Implementing the above best practices will take your program far, but there are also some things to avoid that could hamper success:

Don’t:

  • Offer HSAs and HDHPs alongside other offerings. Keep offerings simple and don’t make it too easy for employees to remain stagnant.
  • Offer low or no account contributions. Employer contributions can increase participation by more than 50%.
  • Ignore the deductible hurdle. Help alleviate the fear of high initial out-of-pocket expenses by showing annual premium savings, employer-contributions and tax savings.
  • Rely on open enrollment materials and other impersonal, mass communications. The more you can demonstrate meaningful tax and costs savings at a personal level and reinforce that message throughout the year, the more successful adoption you can expect.
  • Demonstrate ambivalence. Get employees excited about consumer empowerment! Executive leadership and management should show enthusiasm and understand the benefits of HDHP plans and HSAs.
  • Leave it up to vendors.
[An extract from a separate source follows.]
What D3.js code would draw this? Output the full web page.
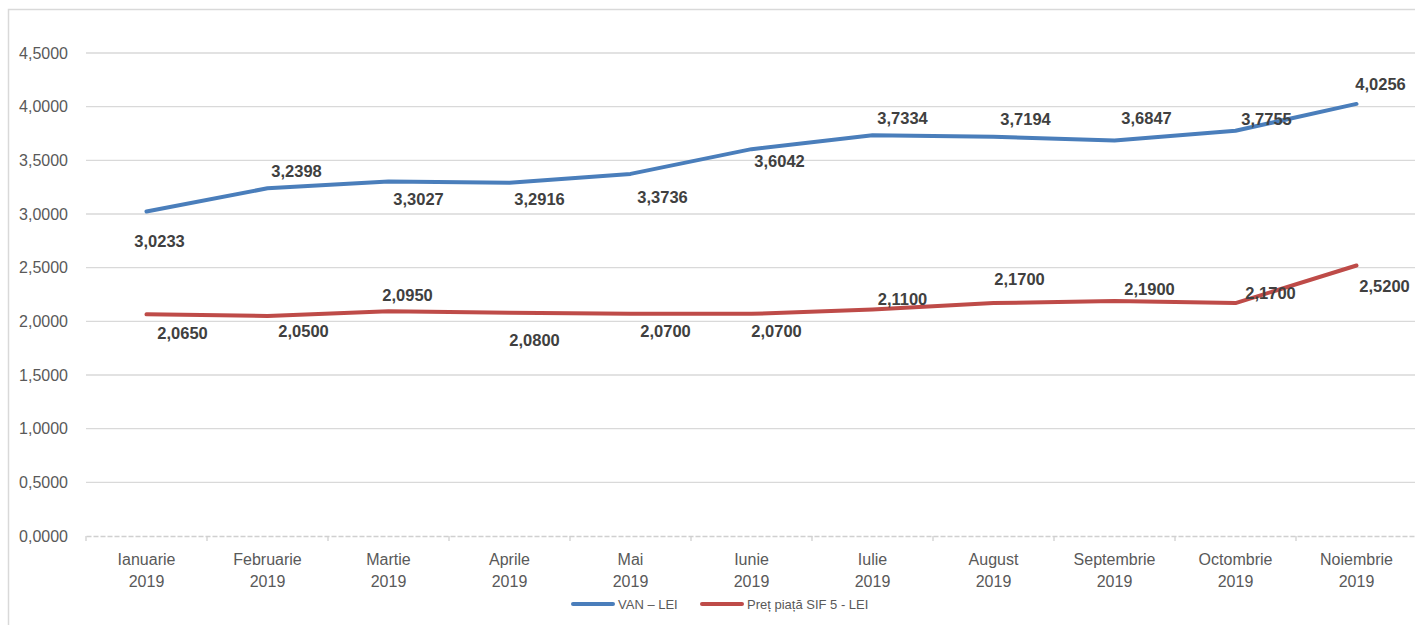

Vendors are a fantastic resource for getting benefits administrators and human resources departments up-to-speed and excited about the latest health plan options, but in order for consumers to fully embrace this shift toward consumerism, they must feel they are being advised by people they know and trust. Employer human resources and peer-advocates are essential to gaining consumer acceptance of HSAs.

The migration along the path to increasing healthcare consumerism is already happening. The only question that remains is how you can help accelerate growth and capitalize on the tremendous market opportunity? By implementing the proper strategies and best practices, you can lead the way.